Extra Medical Supplies? Send Them To Kenya! How The Supplies Can Make A Difference
Developing nations (a.k.a., third world countries) are on the lowest rung of the human socioeconomic ladder. They are always in desperate need of any kind of assistance. Medically speaking, they are barely surviving, and need more help than the 154 countries in this world that are doing better than they.
If you run a hospital or clinic, and you have extra medical supplies at the end of a fiscal year, you could donate them to a Kenyan non profit charity that oversees medical care for Kenyans. The tax write-off would help offset any taxes your hospital or clinic would owe, and you would be saving so many people in an impoverished company. Still not convinced? Here are some medical facts about Kenya, and how certain supplies would definitely help its people.
Malaria Is the Number One Killer of Kenyans
In an age where the mosquito is nothing more than a pest in the U.S., it kills thousands of people in Kenya every year. In fact, the malaria that is spread by mosquitoes in Kenya kills more each year than HIV and AIDS, which has been a leading cause of death for most Africans nationwide since the early 1980's. The truly crazy thing is, a simple shot of artemether-lumefantrine can prevent death from malaria. The U.S. has a stockpile of it. If you have this simple, life-saving medicine in your inventory, send all extra doses to Kenya with the doctors that travel there.
AIDS and STDs
If you do not have artemether-lumefantrine, send whatever extra doses of anti-viral and retro-viral medications instead. If you cannot help cure malaria, you can help treat Kenyans with HIV/AIDS, and help them live longer lives. Other anti-viral drugs used for other diseases, such as herpes and STDs, are also needed. Birth control and condoms are becoming more common as doctors are teaching the Kenyans about reproductive health, so these products are useful too.
Infections and Wounds
Believe it or not, a simple cut in an impoverished country can kill you. In Kenya, where there is little proper hygiene or clean, running water, a cut cannot be flushed or kept clean. These cuts frequently get infected, go systemic, and people die because they could not afford a doctor, bandages, or antibiotics. Sending your extra bandages, topical antibiotics, and oral antibiotics to medical charities in Kenya means that deaths from simple infections are eliminated.

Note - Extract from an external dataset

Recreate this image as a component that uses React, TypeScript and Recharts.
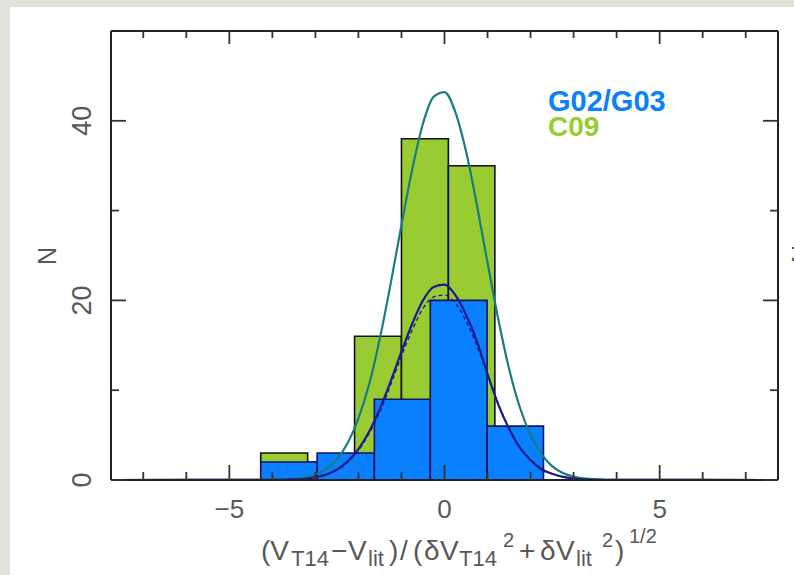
import React from "react";
import { ComposedChart, Line, ReferenceArea, XAxis, YAxis } from "recharts";

// C09 histogram: bin edges (sigma units) and counts
const c09Left = [-4.27, -3.18, -2.09, -1.0, 0.09, 1.17];
const c09Right = [-3.18, -2.09, -1.0, 0.09, 1.17, 2.26];
const c09Counts = [3, 2, 16, 38, 35, 5];

// G02/G03 histogram
const g02Left = [-4.27, -2.96, -1.63, -0.33, 0.99];
const g02Right = [-2.96, -1.63, -0.33, 0.99, 2.3];
const g02Counts = [2, 3, 9, 20, 6];

// gaussian fits
const fitX = [-7.75, -4, -3.5, -3, -2.75, -2.5, -2.25, -2, -1.75, -1.5, -1.25, -1, -0.75, -0.5, -0.25, 0, 0.25, 0.5, 0.75, 1, 1.25, 1.5, 1.75, 2, 2.25, 2.5, 2.75, 3, 3.5, 4, 7.75];
const c09Fit = [0, 0.02, 0.12, 0.61, 1.23, 2.31, 4.11, 6.85, 10.7, 15.8, 21.9, 28.4, 34.6, 39.7, 42.7, 43.2, 41.0, 36.6, 30.7, 24.2, 17.9, 12.4, 8.1, 5.0, 2.9, 1.55, 0.79, 0.38, 0.07, 0.01, 0];
const g02Fit = [0, 0.01, 0.06, 0.31, 0.62, 1.16, 2.07, 3.45, 5.41, 7.95, 11.0, 14.3, 17.4, 20.0, 21.5, 21.75, 20.6, 18.4, 15.5, 11.8, 8.4, 5.7, 3.6, 2.2, 1.2, 0.7, 0.35, 0.17, 0.04, 0.01, 0];
const g02Fit2 = [0, 0.01, 0.05, 0.28, 0.58, 1.1, 1.98, 3.3, 5.2, 7.6, 10.6, 13.8, 16.7, 19.1, 20.4, 20.6, 19.7, 17.7, 15.0, 11.7, 8.5, 5.8, 3.7, 2.3, 1.3, 0.7, 0.35, 0.16, 0.03, 0.01, 0];

const xTicks = [-7, -6, -5, -4, -3, -2, -1, 0, 1, 2, 3, 4, 5, 6, 7];
const xLabels = [-5, 0, 5];
const yTicks = [0, 10, 20, 30, 40];
const yLabels = [0, 20, 40];

const GREEN = "#99cc33";
const BLUE = "#0a80ff";
const TEAL = "#1b7c80";
const NAVY = "#1c1c8c";
const FRAME = "#222";
const TICK = "#333";
const GRAY = "#585858";
const FONT = "'Liberation Sans', Arial, Helvetica, sans-serif";

const fmt = (v: number) => (v < 0 ? `\u2212${Math.abs(v)}` : `${v}`);

function BottomTick(props: any) {
  const { x, y, payload } = props;
  const major = xLabels.includes(payload.value);
  return (
    <g>
      <line x1={x} y1={y} x2={x} y2={y - (major ? 15 : 8)} stroke={TICK} strokeWidth={1.8} />
      {major && (
        <text x={x} y={y + 38} textAnchor="middle" fontSize={26} fill={GRAY} fontFamily={FONT}>
          {fmt(payload.value)}
        </text>
      )}
    </g>
  );
}

function TopTick(props: any) {
  const { x, y, payload } = props;
  const major = xLabels.includes(payload.value);
  return <line x1={x} y1={y} x2={x} y2={y + (major ? 13 : 7)} stroke={TICK} strokeWidth={1.8} />;
}

function LeftTick(props: any) {
  const { x, y, payload } = props;
  const major = yLabels.includes(payload.value);
  const lx = x - 29;
  return (
    <g>
      <line x1={x} y1={y} x2={x + (major ? 15 : 8)} y2={y} stroke={TICK} strokeWidth={1.8} />
      {major && (
        <text
          x={lx}
          y={y}
          transform={`rotate(-90, ${lx}, ${y})`}
          textAnchor="middle"
          dominantBaseline="central"
          fontSize={27}
          fill={GRAY}
          fontFamily={FONT}
        >
          {payload.value}
        </text>
      )}
    </g>
  );
}

function RightTick(props: any) {
  const { x, y, payload } = props;
  const major = yLabels.includes(payload.value);
  return <line x1={x} y1={y} x2={x - (major ? 15 : 8)} y2={y} stroke={TICK} strokeWidth={1.8} />;
}

export default function App() {
  const c09Rows = fitX.map((x, i) => ({ x, y: c09Fit[i] }));
  const g02Rows = fitX.map((x, i) => ({ x, y: g02Fit[i] }));
  const g02Rows2 = fitX.map((x, i) => ({ x, y: g02Fit2[i] }));

  return (
    <div style={{ position: "absolute", left: 0, top: 0, width: 794, height: 575, background: "#e3e1dc", overflow: "hidden" }}>
      <div style={{ position: "absolute", left: 10, top: 7, right: 0, bottom: 0, background: "#fff" }} />
      <div style={{ position: "absolute", left: 0, top: 0 }}>
        <ComposedChart width={794} height={575} margin={{ top: 30, right: 15, bottom: 35, left: 51 }}>
          <XAxis
            type="number"
            dataKey="x"
            domain={[-7.75, 7.75]}
            allowDataOverflow
            ticks={xTicks}
            interval={0}
            height={60}
            tickSize={0}
            tickMargin={0}
            tickLine={false}
            axisLine={{ stroke: FRAME, strokeWidth: 2 }}
            tick={(p: any) => <BottomTick {...p} />}
          />
          <XAxis
            xAxisId="top"
            orientation="top"
            type="number"
            dataKey="x"
            domain={[-7.75, 7.75]}
            allowDataOverflow
            ticks={xTicks}
            interval={0}
            height={1}
            tickSize={0}
            tickMargin={0}
            tickLine={false}
            axisLine={{ stroke: FRAME, strokeWidth: 2 }}
            tick={(p: any) => <TopTick {...p} />}
          />
          <YAxis
            type="number"
            domain={[0, 50]}
            allowDataOverflow
            ticks={yTicks}
            interval={0}
            width={60}
            tickSize={0}
            tickMargin={0}
            tickLine={false}
            axisLine={{ stroke: FRAME, strokeWidth: 2 }}
            tick={(p: any) => <LeftTick {...p} />}
          />
          <YAxis
            yAxisId="r"
            orientation="right"
            type="number"
            domain={[0, 50]}
            allowDataOverflow
            ticks={yTicks}
            interval={0}
            width={1}
            tickSize={0}
            tickMargin={0}
            tickLine={false}
            axisLine={{ stroke: FRAME, strokeWidth: 2 }}
            tick={(p: any) => <RightTick {...p} />}
          />

          {c09Counts.map((n, i) => (
            <ReferenceArea
              key={`c09-${i}`}
              x1={c09Left[i]}
              x2={c09Right[i]}
              y1={0}
              y2={n}
              fill={GREEN}
              fillOpacity={1}
              stroke="#111"
              strokeWidth={1.6}
              ifOverflow="visible"
            />
          ))}
          {g02Counts.map((n, i) => (
            <ReferenceArea
              key={`g02-${i}`}
              x1={g02Left[i]}
              x2={g02Right[i]}
              y1={0}
              y2={n}
              fill={BLUE}
              fillOpacity={1}
              stroke="#12125e"
              strokeWidth={1.6}
              ifOverflow="visible"
            />
          ))}

          <Line data={c09Rows} dataKey="y" type="monotone" stroke={TEAL} strokeWidth={2.2} dot={false} isAnimationActive={false} />
          <Line data={g02Rows2} dataKey="y" type="monotone" stroke={NAVY} strokeWidth={1.4} strokeDasharray="4 3" dot={false} isAnimationActive={false} />
          <Line data={g02Rows} dataKey="y" type="monotone" stroke={NAVY} strokeWidth={2.2} dot={false} isAnimationActive={false} />
        </ComposedChart>
      </div>
      <svg width={794} height={575} style={{ position: "absolute", left: 0, top: 0, pointerEvents: "none" }}>
        <text x={548} y={111} fontSize={29} fontWeight="bold" fill={BLUE} fontFamily={FONT}>G02/G03</text>
        <text x={548} y={136} fontSize={28} fontWeight="bold" fill={GREEN} fontFamily={FONT}>C09</text>
        <text x={47} y={256} transform="rotate(-90, 47, 256)" textAnchor="middle" dominantBaseline="central" fontSize={25} fill={GRAY} fontFamily={FONT}>N</text>
        <text x={801} y={254} transform="rotate(-90, 801, 254)" textAnchor="middle" dominantBaseline="central" fontSize={25} fill={GRAY} fontFamily={FONT}>N</text>
        <text fill={GRAY} fontFamily={FONT}>
          <tspan x={261} y={560} fontSize={28}>(V</tspan>
          <tspan x={291} y={566} fontSize={22}>T14</tspan>
          <tspan x={331} y={560} fontSize={28}>{"\u2212"}</tspan>
          <tspan x={348} y={560} fontSize={28}>V</tspan>
          <tspan x={368} y={566} fontSize={22}>lit</tspan>
          <tspan x={389} y={560} fontSize={28}>)</tspan>
          <tspan x={400} y={560} fontSize={28}>/</tspan>
          <tspan x={413} y={560} fontSize={28}>(</tspan>
          <tspan x={424} y={560} fontSize={28}>{"\u03b4"}</tspan>
          <tspan x={440} y={560} fontSize={28}>V</tspan>
          <tspan x={459} y={566} fontSize={22}>T14</tspan>
          <tspan x={503} y={547} fontSize={20}>2</tspan>
          <tspan x={519} y={560} fontSize={28}>+</tspan>
          <tspan x={540} y={560} fontSize={28}>{"\u03b4"}</tspan>
          <tspan x={556} y={560} fontSize={28}>V</tspan>
          <tspan x={576} y={566} fontSize={22}>lit</tspan>
          <tspan x={602} y={547} fontSize={20}>2</tspan>
          <tspan x={615} y={560} fontSize={28}>)</tspan>
          <tspan x={629} y={543} fontSize={20}>1/2</tspan>
        </text>
      </svg>
    </div>
  );
}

Pregnancies, Mortality Rates, and Sexual Violence
Women and young girls in Kenya are frequently raped and/or they have their genitals mutilated by foreign objects. This leaves them pregnant, or dying of infections from the mutilation and the dozens of flies that crawl into the open wounds of their genitals. Sutures, surgical needles, and supplies needed to reconstruct genitals so that the worst cases are able to urinate properly and/or allow flow of menstrual blood are urgently needed. Otherwise, these girls and women die within days of being attacked.
Pregnancies are also a problem. Malnutrition in this country is another leading cause of death, and even more so for pregnant women and girls, and their infants. Mortality rates are some of the highest in all of Africa. Stillborn children are the result of poor prenatal care and malnutrition of the mothers. Any prenatal vitamins and feminine hygiene products that you can send, plus vitamins for the children these women already have, are as essential as the drugs and supplies previously mentioned.
If You Cannot Send Supplies, Why Not Send Yourself?
If you do not have any extra supplies, or you do not have the clearance to donate your extra supplies, why not donate your medical expertise? Public healthcare and voluntary healthcare makes up the vast majority of medical professionals that help these people. Even then, there is a drastic shortage of professionals who know what they are doing. Your expertise as a doctor or nurse would be just as invaluable as the supplies.